Pictured: The Almighty Balding Demi-Lord and Marketing Savior Steve Jobs, and Balding EMI Pink Shirt Guy (should they have announced a iToupee instead?)
It is 2007; a sensible, more profitable and favorable music distribution method emerges in a era once-thought at a standstill. The boys at Cupertino have done it again; Apple has commited another revolutionize the industry move that will propel the company further in the realm of success whilst Sony and Microsoft* grasp at straws accordingly. EMI, one of the bigest music catalogs in the world, is doing the unfathomable: shedding DRM. After nearly a decade of scrutiny, the first real nail is being legally hammered in the coffin of “secure music.”

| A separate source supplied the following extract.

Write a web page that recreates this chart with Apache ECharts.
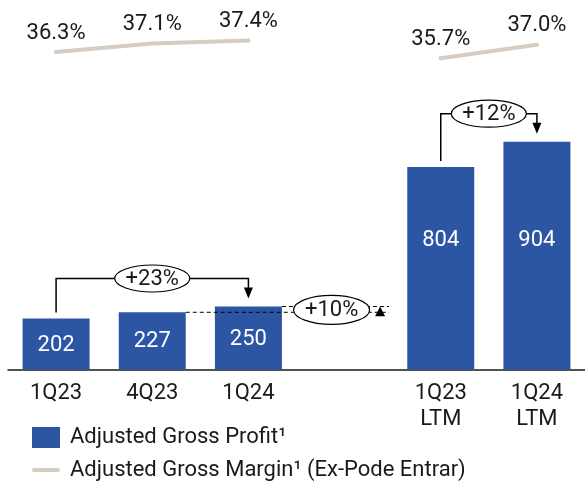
<!DOCTYPE html>
<html>
<head>
<meta charset="utf-8">
<script src="https://cdn.jsdelivr.net/npm/echarts@6/dist/echarts.min.js"></script>
<style>
  html, body { margin: 0; padding: 0; background: #fff; }
  #chart { width: 585px; height: 481px; }
</style>
</head>
<body>
<div id="chart"></div>
<script>
// Periods on the x axis (the blank slot separates quarters from LTM)
const categories = ['1Q23', '4Q23', '1Q24', '', '1Q23\nLTM', '1Q24\nLTM'];
// Adjusted gross profit (bars)
const grossProfit = [202, 227, 250, '-', 804, 904];
// Adjusted gross margin, %, ex-Pode Entrar (line)
const grossMargin = [36.3, 37.1, 37.4, '-', 35.7, 37.0];
// Growth call-outs: bracket arrows between periods
const growthBrackets = [
  { from: 0, to: 2, text: '+23%' },
  { from: 4, to: 5, text: '+12%' }
];
// Quarter-over-quarter call-out
const qoqGrowth = { from: 1, to: 2, text: '+10%' };

const PROFIT_NAME = 'Adjusted Gross Profit¹';
const MARGIN_NAME = 'Adjusted Gross Margin¹ (Ex-Pode Entrar)';

const BAR_COLOR = '#2C55A4';
const LINE_COLOR = '#D6CCC1';
const INK = '#1a1a1a';
const FONT = 'Roboto';
const FS = 22;

const chart = echarts.init(document.getElementById('chart'), null, { renderer: 'canvas' });

const legendBase = {
  orient: 'vertical', left: 32, padding: 0,
  itemWidth: 28, itemHeight: 21,
  textStyle: { color: INK, fontSize: FS, lineHeight: 22, fontFamily: FONT, padding: [0, 0, 0, 5] }
};

chart.setOption({
  animation: false,
  backgroundColor: '#fff',
  textStyle: { fontFamily: FONT },
  grid: [
    { left: 8, width: 582, top: 117.5, height: 252 },
    { left: 8, width: 582, top: 20.5, height: 42 }
  ],
  xAxis: [
    {
      type: 'category', gridIndex: 0, data: categories,
      axisLine: { lineStyle: { color: INK, width: 1.5 } },
      axisTick: { show: false },
      axisLabel: { color: INK, fontSize: FS, lineHeight: 26, margin: 11, fontFamily: FONT, interval: 0 }
    },
    { type: 'category', gridIndex: 1, data: categories, show: false }
  ],
  yAxis: [
    { type: 'value', gridIndex: 0, min: 0, max: 1000, show: false },
    { type: 'value', gridIndex: 1, min: 35.3, max: 39.3, show: false }
  ],
  legend: [
    Object.assign({}, legendBase, {
      top: 426.5,
      data: [{ name: PROFIT_NAME, icon: 'rect' }]
    }),
    Object.assign({}, legendBase, {
      top: 459,
      data: [{
        name: MARGIN_NAME,
        icon: 'path://M2,0 L26,0 A2,2 0 0 1 26,4 L2,4 A2,2 0 0 1 2,0 Z',
        itemStyle: { color: LINE_COLOR, opacity: 1 }
      }]
    })
  ],
  series: [
    {
      name: PROFIT_NAME,
      type: 'bar', xAxisIndex: 0, yAxisIndex: 0,
      barWidth: 67,
      itemStyle: { color: BAR_COLOR },
      data: grossProfit.map((v, i) => ({
        value: v,
        label: i >= 4
          ? { show: true, position: 'insideBottom', distance: 118 }
          : { show: true, position: 'inside', offset: [0, 1] }
      })),
      label: { color: '#fff', fontSize: FS, fontFamily: FONT }
    },
    {
      name: MARGIN_NAME,
      type: 'line', xAxisIndex: 1, yAxisIndex: 1,
      data: grossMargin,
      connectNulls: false,
      symbol: 'circle', symbolSize: 4,
      itemStyle: { color: LINE_COLOR },
      lineStyle: { color: LINE_COLOR, width: 4, cap: 'round' },
      label: {
        show: true, position: 'top', distance: 6,
        color: INK, fontSize: FS, fontFamily: FONT,
        formatter: p => p.value.toFixed(1) + '%'
      }
    }
  ]
});

// ---- growth call-outs, positioned from the bar data ----
const px = (i, v) => chart.convertToPixel({ xAxisIndex: 0, yAxisIndex: 0 }, [i, v]);
const HALF_BAR = 33.5;
const elements = [];

function ellipseLabel(cx, cy, rx, ry, text) {
  elements.push({
    type: 'ellipse', z: 20,
    shape: { cx: cx, cy: cy, rx: rx, ry: ry },
    style: { fill: '#fff', stroke: '#000', lineWidth: 1.2 }
  });
  elements.push({
    type: 'text', z: 21, x: cx, y: cy + 1,
    style: { text: text, fill: INK, fontSize: FS, fontFamily: FONT, align: 'center', verticalAlign: 'middle' }
  });
}

growthBrackets.forEach(b => {
  const [x1, y1] = px(b.from, grossProfit[b.from]);
  const [x2, y2] = px(b.to, grossProfit[b.to]);
  const yTop = Math.min(y1, y2) - 28;
  const tipY = y2 - 8;
  elements.push({
    type: 'polyline', z: 15,
    shape: { points: [[x1, y1 - 6], [x1, yTop], [x2, yTop], [x2, tipY - 10]] },
    style: { stroke: '#000', lineWidth: 1.5, fill: null }
  });
  elements.push({
    type: 'polygon', z: 15,
    shape: { points: [[x2 - 4.5, tipY - 11], [x2 + 4.5, tipY - 11], [x2, tipY]] },
    style: { fill: '#000' }
  });
  ellipseLabel((x1 + x2) / 2, yTop, 37.5, 13.5, b.text);
});

(function () {
  const [xa, ya] = px(qoqGrowth.from, grossProfit[qoqGrowth.from]);
  const [xb, yb] = px(qoqGrowth.to, grossProfit[qoqGrowth.to]);
  const xg = px(3, 0)[0];
  const xEnd = xg + 44.5;
  const dash = { stroke: '#000', lineWidth: 1, lineDash: [4, 3] };
  elements.push({ type: 'line', z: 15, shape: { x1: xa + HALF_BAR, y1: ya, x2: xEnd, y2: ya }, style: dash });
  elements.push({ type: 'line', z: 15, shape: { x1: xb + HALF_BAR, y1: yb, x2: xEnd, y2: yb }, style: dash });
  const ax = xg + 35.5;
  elements.push({
    type: 'polygon', z: 16,
    shape: { points: [[ax - 5, ya + 4], [ax + 5, ya + 4], [ax, yb]] },
    style: { fill: '#000' }
  });
  ellipseLabel(xg - 13, (ya + yb) / 2 + 0.5, 38, 14.5, qoqGrowth.text);
})();

chart.setOption({ graphic: elements });
</script>
</body>
</html>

Apple® today announced that EMI Music’s entire digital catalog of music will be available for purchase DRM-free (without digital rights management) from the iTunes® Store worldwide in May. DRM-free tracks from EMI will be offered at higher quality 256 kbps AAC encoding, resulting in audio quality indistinguishable from the original recording, for just $1.29 per song. In addition, iTunes customers will be able to easily upgrade their entire library of all previously purchased EMI content to the higher quality DRM-free versions for just 30 cents a song.

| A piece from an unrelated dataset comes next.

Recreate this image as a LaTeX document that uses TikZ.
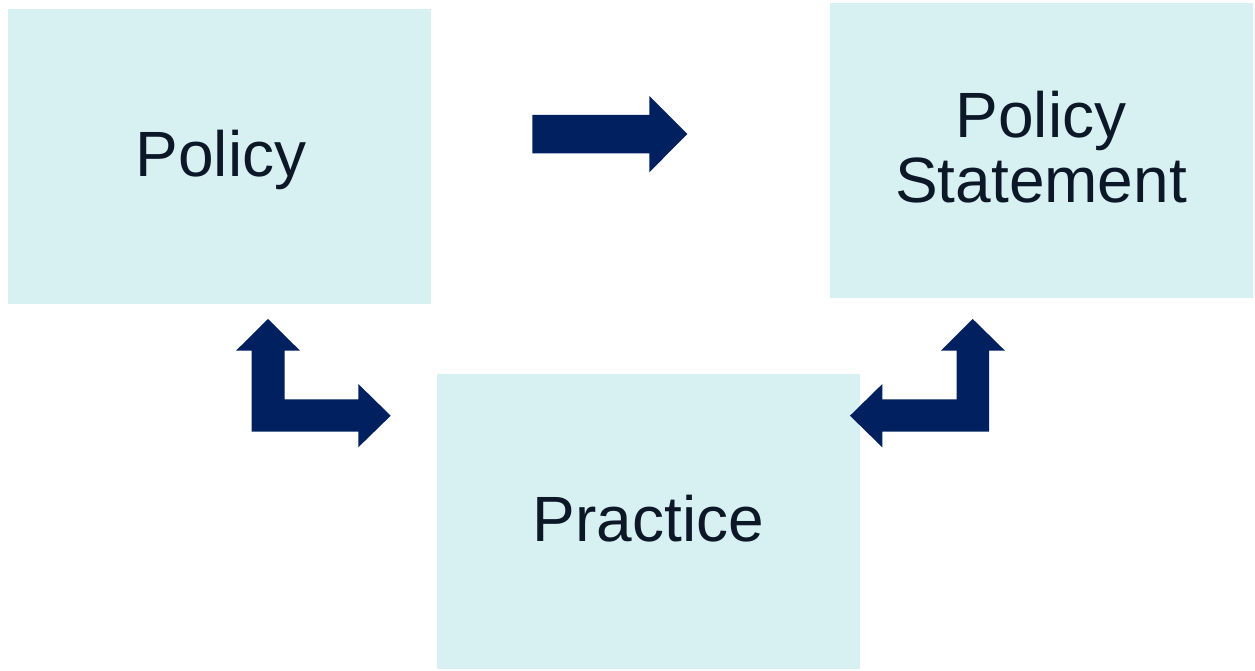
\documentclass[tikz,border=0pt]{standalone}
\usepackage{fontspec}
\setmainfont{Liberation Sans}
\definecolor{boxfill}{HTML}{D7F0F1}
\definecolor{arrowfill}{HTML}{002060}
\definecolor{txt}{HTML}{0C1828}
\begin{document}
\begin{tikzpicture}[x=1pt,y=-1pt,
  box/.style={fill=boxfill,draw=none,minimum width=423pt,minimum height=295pt,inner sep=0pt},
  boxtext/.style={text=txt,font=\fontsize{64}{65}\selectfont,align=center,inner sep=0pt,anchor=base},
  blockarrow/.style={fill=arrowfill,draw=none}]
\useasboundingbox (0,0) rectangle (1255,671);
\node[box] (policy) at (219.5,156.5) {};
\node[box] (statement) at (1041.5,150.5) {};
\node[box] (practice) at (648.5,521.5) {};
\node[boxtext] (policyt) at (221,176.5) {Policy};
\node[boxtext] (statementt) at (1041,203) {Policy\\Statement};
\node[boxtext] (practicet) at (648.3,541.5) {Practice};
% right arrow Policy -> Policy Statement
\fill[blockarrow] (532.3,115) -- (649.3,115) -- (649.3,96) -- (687.3,134) -- (649.3,172.3)
  -- (649.3,153.3) -- (532.3,153.3) -- cycle;
% left L-arrow Policy <-> Practice
\fill[blockarrow] (251.7,431.7) -- (251.7,350.7) -- (236,350.7) -- (268,319) -- (300,350.7)
  -- (284.5,350.7) -- (284.5,399.3) -- (358.3,399.3) -- (358.3,384) -- (390.7,415.7)
  -- (358.3,447.3) -- (358.3,431.7) -- cycle;
% right L-arrow Practice <-> Policy Statement
\fill[blockarrow] (989,431.7) -- (989,350.7) -- (1005,350.7) -- (972.7,319) -- (941,350.7)
  -- (956.7,350.7) -- (956.7,399.3) -- (882.3,399.3) -- (882.3,384) -- (850,415.7)
  -- (882.3,447.3) -- (882.3,431.7) -- cycle;
\end{tikzpicture}
\end{document}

In our opinion, one of the most shocking aspects of this announcement is the upgrade from 128kbps to 256kbps in audio quality for these DRM-less mp3’s. Not only is the consumer now getting a totally open music file, but it is in higher quality to boot! In a move solely aimed for the aspiring audiophile, Apple is now catering to a large and quickly growing niche that previously relied on allofmp3.com or a lucky torrent/etc for high quality music downloads. Not many people really understand the difference in bitrates, and now their ears will be enlightened. Subconciously, further purchasing choices by the consumer will side towards 256kbps.

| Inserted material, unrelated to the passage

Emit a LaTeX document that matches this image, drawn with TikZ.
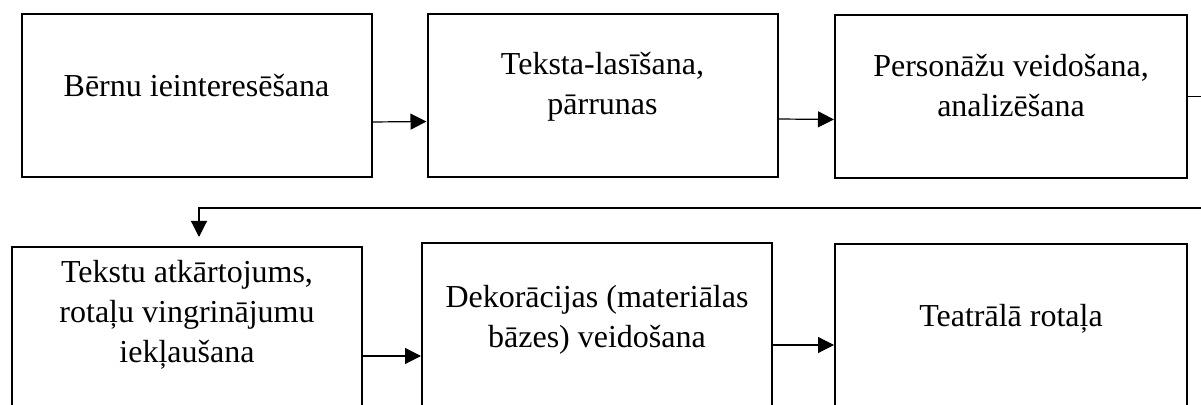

Currently, Sony offers their behemoth music catalog in 132kbps ATRAC3. They wonder why the Connect eBookstore is faring better than the Connect Musicstore. There has probably been incessant meetings about core product strategy within the halls of Connect querying what faults lie within the service and why it isn’t successful. The figureheads at Japan strike blows at the division, at the people, at the heart of Connect and scorn programmers for their errors when they are the ones who conform to an error-filled strategy. The AAC format has become almost as universal as MP3; ATRAC has become almost as universal as Betamax. There are two fundamental issues that remain on the table that will prohibit Connect music from ever being a true contender: they offer songs in a restrictive, non-ubiqitous format, and the bitrate offered is sonically inferior. It’s like trying to pass of a webpage coded in 1995 as a Web 2.0 site today; it simply doesn’t work.
Sony Connect offers music to three key areas: NA, Europe, and Japan. Sony, these areas no longer live in a dial-up world. These are all promiment broadband-saturated areas. It is time for you to either bump up Connect’s default offerings to 256kbps ATRAC3plus (keeping the 132kbps ATRAC3 for compatibility if necessary) with no price increase, or dump ATRAC from Connect completely and release your entire catalog in DRM-less mp3’s at 256kbps, oh, for lets say $1.25 each. This would bolster Connect sales by at least 25-35% in the first quarter alone, and if that prediction isn’t plausible, tell us why?
Sonicstage runs wonderfully now, but it’s time to focus on the content. It is 2007, Sony; now you can initate a sensible, more profitable and favorable music distribution method that has true potential for success.
What do you think Sony should do? Do you agree with us? Please respond!
* – Microsoft has announced in response to Apple that they are working towards a lesser form of DRM on their music offerings, but it is unclear how free the tracks will become.